Sharpe (Four Seasons) & Dyson managing tough days

I had a tough day last week. When you care so deeply and can see a bright future… but others don’t see it or don’t want to be a part of it… it can hurt. As leaders, all of us have tough days. It always comes back to how we handle those moments of a dip.

Fortunately, building a great company is not a novel or unique endeavor and there are incredible teachers whispering their learnings within books that are available to us when we need the inspiration or insights.

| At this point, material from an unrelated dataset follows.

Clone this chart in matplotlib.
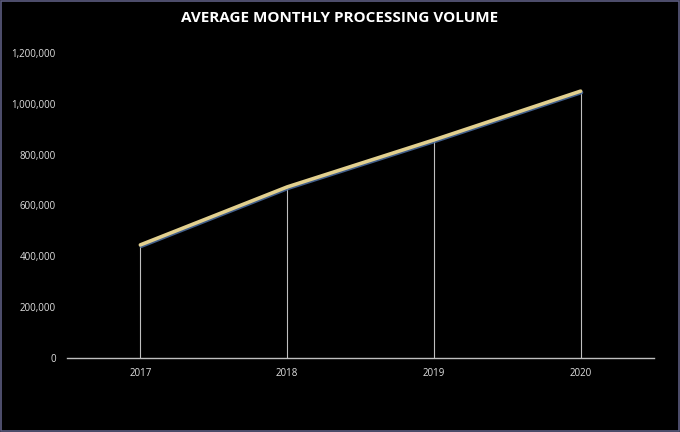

Those who came before us that achieved great ventures had tough days, weeks, years, and maybe even decades! Two leaders I’d like to reflect upon:

 

Isadore Sharpe, founder of Four Seasons, stated: “Excellence is the capacity to take pain.” (Imagine what he’s gone through to create this aphorism.) Clearly, creating a world class international hotel brand had many tough days and many tough conversations. Isadore certainly danced with his fears and battled with the resistance in his head telling him it wasn’t possible to go from construction guy to world-class, international hotelier. But he marched forward. Pushing through the dips. Compounding his knowledge, conviction, and relationships with the other believers in the vision of the Four Seasons.  It took Sharpe decades to compound the effort into greatness.

 

James Dyson, founder of Dyson, had a vision of a bagless vacuum. No one besides Dyson thought the Hoover bags were a problem with the vacuums of the 1970s. He developed over 5,000 prototypes and struggled for over 14 years! He would go to bed crying, depressed, and broke. He marched the march every single day. Dyson got up morning putting one foot in front of the other. After 14 years of grinding, the compounding of his efforts became profitable! It took Dyson over 14 years to look somewhat sane in his pursuits.

 

It’s a great reminder that Dyson & Sharpe invested decades of their lives to build great teams and great companies. They did it day after day. They were consistently consistent. If it were easy everyone would do it. Jim Collins, the master scholar of great companies, calls it the 20-mile march: “you stay on the march, no matter what the weather, no matter how tired (or energized) you feel, no matter how unpleasant the surroundings.” (BE 2.0)

The great companies and great leaders show up beating the drum toward their vision. Day after day after day. Small, disciplined efforts over extraordinary lengths of time is not for everyone. 

As the Blue Angels (world-class pilots) say EVERY SINGLE DAY: “Glad to be here.”

I’m glad to be on this journey with you rain or shine.